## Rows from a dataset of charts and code
+ + + + + + +

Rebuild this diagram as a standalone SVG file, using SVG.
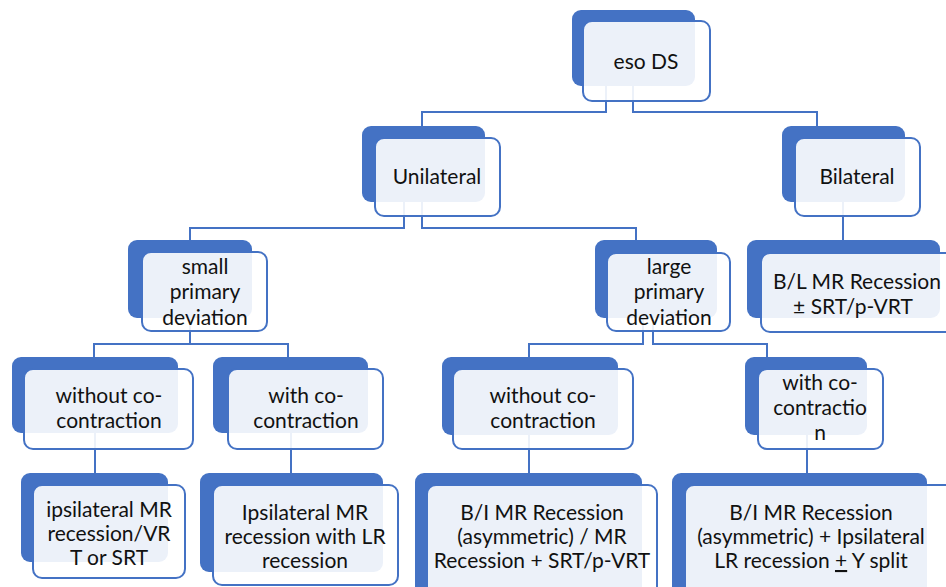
<svg xmlns="http://www.w3.org/2000/svg" width="946" height="587" viewBox="0 0 946 587">
<style>
.back{fill:#4472C4;}
.front{fill:#FFFFFF;fill-opacity:0.9;stroke:#4472C4;stroke-width:2;}
.conn{fill:none;stroke:#4472C4;stroke-width:2;}
text{font-family:Lato,"Liberation Sans",sans-serif;font-size:21px;fill:#111111;text-anchor:middle;}
</style>
<rect width="946" height="587" fill="#ffffff"/>
<g id="connectors">
<polyline class="conn" points="606,86 606,112 422,112 422,126"/>
<polyline class="conn" points="633,86 633,112 817,112 817,126"/>
<polyline class="conn" points="404,202 404,228 190,228 190,240"/>
<polyline class="conn" points="422,202 422,228 636,228 636,240"/>
<polyline class="conn" points="843,202 843,240"/>
<polyline class="conn" points="190,318 190,344 94,344 94,357"/>
<polyline class="conn" points="190,318 190,344 288,344 288,357"/>
<polyline class="conn" points="643,318 643,344 529,344 529,357"/>
<polyline class="conn" points="653,318 653,344 767,344 767,357"/>
<polyline class="conn" points="95,433 95,473"/>
<polyline class="conn" points="291,433 291,473"/>
<polyline class="conn" points="529,435 529,473"/>
<polyline class="conn" points="807,435 807,473"/>
</g>
<g id="n-esods">
<rect class="back" x="572" y="10" width="123" height="76" rx="9"/>
<rect class="front" x="583" y="21" width="127" height="80" rx="9"/>
<text x="646" y="69">eso DS</text>
</g>
<g id="n-unilateral">
<rect class="back" x="362" y="126" width="123" height="76" rx="9"/>
<rect class="front" x="375" y="138" width="125" height="78" rx="9"/>
<text x="437" y="184">Unilateral</text>
</g>
<g id="n-bilateral">
<rect class="back" x="782" y="126" width="123" height="76" rx="9"/>
<rect class="front" x="795" y="138" width="125" height="78" rx="9"/>
<text x="857" y="184">Bilateral</text>
</g>
<g id="n-small">
<rect class="back" x="128" y="240" width="124" height="78" rx="9"/>
<rect class="front" x="142" y="252" width="125" height="79" rx="9"/>
<text x="205" y="274">small</text>
<text x="205" y="299">primary</text>
<text x="205" y="325">deviation</text>
</g>
<g id="n-large">
<rect class="back" x="595" y="240" width="122" height="78" rx="9"/>
<rect class="front" x="607" y="253" width="123" height="78" rx="9"/>
<text x="669" y="274">large</text>
<text x="669" y="299">primary</text>
<text x="669" y="325">deviation</text>
</g>
<g id="n-blmr">
<rect class="back" x="747" y="240" width="193" height="78" rx="9"/>
<rect class="front" x="761" y="253" width="196" height="79" rx="9"/>
<text x="857" y="289">B/L MR Recession</text>
<text x="853" y="314">± SRT/p-VRT</text>
</g>
<g id="n-without-small">
<rect class="back" x="12" y="357" width="166" height="76" rx="9"/>
<rect class="front" x="24" y="369" width="169" height="80" rx="9"/>
<text x="109" y="403">without co-</text>
<text x="109" y="428">contraction</text>
</g>
<g id="n-with-small">
<rect class="back" x="213" y="357" width="155" height="76" rx="9"/>
<rect class="front" x="228" y="369" width="155" height="80" rx="9"/>
<text x="306" y="403">with co-</text>
<text x="306" y="428">contraction</text>
</g>
<g id="n-without-large">
<rect class="back" x="442" y="357" width="176" height="78" rx="9"/>
<rect class="front" x="453" y="369" width="180" height="80" rx="9"/>
<text x="543" y="403">without co-</text>
<text x="543" y="428">contraction</text>
</g>
<g id="n-with-large">
<rect class="back" x="745" y="357" width="122" height="78" rx="9"/>
<rect class="front" x="758" y="369" width="125" height="80" rx="9"/>
<text x="820" y="390">with co-</text>
<text x="820" y="415">contractio</text>
<text x="820" y="440">n</text>
</g>
<g id="n-ipsi-vrt">
<rect class="back" x="21" y="473" width="147" height="89" rx="9"/>
<rect class="front" x="33" y="485" width="152" height="93" rx="9"/>
<text x="109" y="517">ipsilateral MR</text>
<text x="109" y="541">recession/VR</text>
<text x="109" y="565">T or SRT</text>
</g>
<g id="n-ipsi-lr">
<rect class="back" x="200" y="473" width="183" height="99" rx="9"/>
<rect class="front" x="213" y="485" width="185" height="100" rx="9"/>
<text x="305" y="520">Ipsilateral MR</text>
<text x="305" y="544">recession with LR</text>
<text x="305" y="568">recession</text>
</g>
<g id="n-bi-srt">
<rect class="back" x="415" y="473" width="227" height="130" rx="9"/>
<rect class="front" x="427" y="485" width="230" height="130" rx="9"/>
<text x="542" y="520">B/I MR Recession</text>
<text x="542" y="544">(asymmetric) / MR</text>
<text x="542" y="568">Recession + SRT/p-VRT</text>
</g>
<g id="n-bi-lr">
<rect class="back" x="672" y="473" width="255" height="130" rx="9"/>
<rect class="front" x="685" y="485" width="275" height="130" rx="9"/>
<text x="811" y="520">B/I MR Recession</text>
<text x="811" y="544">(asymmetric) + Ipsilateral</text>
<text x="811" y="568">LR recession <tspan text-decoration="underline">+</tspan> Y split</text>
</g>
</svg>
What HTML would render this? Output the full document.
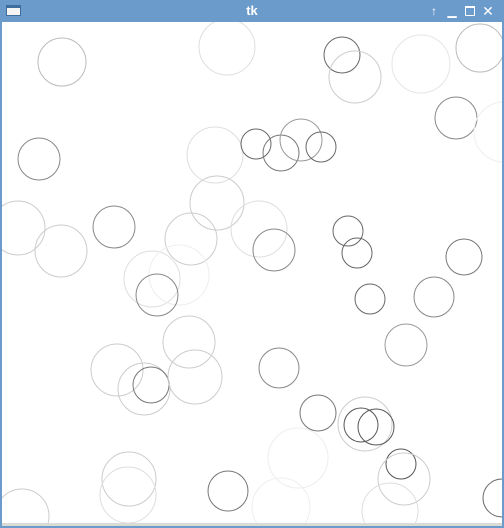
<!DOCTYPE html>
<html><head><meta charset="utf-8">
<style>
html,body{margin:0;padding:0;width:504px;height:528px;overflow:hidden;background:#6b9bcb;font-family:"Liberation Sans","DejaVu Sans",sans-serif}
#win{position:absolute;left:0;top:0;width:504px;height:528px;background:#6b9bcb}
#title{position:absolute;left:0;top:0;width:504px;height:22px;color:#fff;font-weight:bold;font-size:13px;text-align:center;line-height:22px}
#canvas{position:absolute;left:2px;top:22px;width:500px;height:501px;background:#fff}
#statusbar{position:absolute;left:2px;top:523px;width:500px;height:3px;background:#dcdad5}
.btn{position:absolute;top:5px;width:12px;height:12px;color:#fff;font-size:12px;line-height:12px;text-align:center}
</style></head><body>
<div id="win">
  <div id="title">tk</div>
  <div style="position:absolute;left:6px;top:5px;width:15px;height:11px;background:#f4f4f4;border:1px solid #3f6e9c;border-top:3px solid #3f6e9c;box-sizing:border-box"></div>
  <div class="btn" style="left:428px">↑</div>
  <div class="btn" style="left:446px">▁</div>
  <div class="btn" style="left:464px"><div style="margin:1px;width:10px;height:10px;border:1px solid #fff;border-top-width:2px;box-sizing:border-box"></div></div>
  <div class="btn" style="left:482px;font-weight:bold;font-size:14px">✕</div>
  <svg id="canvas" width="500" height="501" viewBox="2 22 500 501"></svg>
  <div id="statusbar"></div>
</div>
<script>
const cxs=[62,227,39,215,217,18,61,114,191,259,152,179,157,189,117,144,151,195,129,128,22,228,342,355,421,480,456,504,256,281,301,321,274,348,357,464,370,434,406,279,318,365,361,376,298,281,401,404,390,502];
const cys=[62,47,159,155,203,228,251,227,239,229,279,275,295,342,370,389,385,377,479,495,516,491,55,77,64,48,118,132,144,153,140,147,250,231,253,257,299,297,345,368,413,424,425,427,458,507,464,479,511,498];
const rs=[24,28,21,28,27,27,26,21,26,28,28,30,21,26,26,26,18,27,27,28,27,20,18,26,29,24,21,30,15,18,21,15,21,15,15,18,15,20,21,20,18,27,17,18,30,29,15,26,28,19];
const shades=["#bbb","#ddd","#888","#ddd","#ccc","#ccc","#ccc","#888","#ccc","#ddd","#ddd","#eee","#888","#ccc","#ccc","#ccc","#777","#ccc","#ccc","#ddd","#ccc","#777","#666","#ccc","#e5e5e5","#bbb","#888","#eee","#666","#777","#999","#666","#888","#666","#666","#777","#666","#888","#999","#888","#777","#ccc","#555","#555","#eee","#eee","#555","#ccc","#ddd","#666"];
const svg=document.getElementById('canvas');
const NS='http://www.w3.org/2000/svg';
for(let i=0;i<cxs.length;i++){
  const c=document.createElementNS(NS,'circle');
  c.setAttribute('cx',cxs[i]);c.setAttribute('cy',cys[i]);c.setAttribute('r',rs[i]);
  c.setAttribute('fill','none');c.setAttribute('stroke',shades[i]);c.setAttribute('stroke-width','1');
  
  
  svg.appendChild(c);
}
</script>
</body></html>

+ + + + + + +

## INSTRUCTIONS FOR THE TASK
Take every line from the data above that holds "this" and copy it out.

## EXERCISE SOLUTION
Rebuild this diagram as a standalone SVG file, using SVG.
What HTML would render this? Output the full document.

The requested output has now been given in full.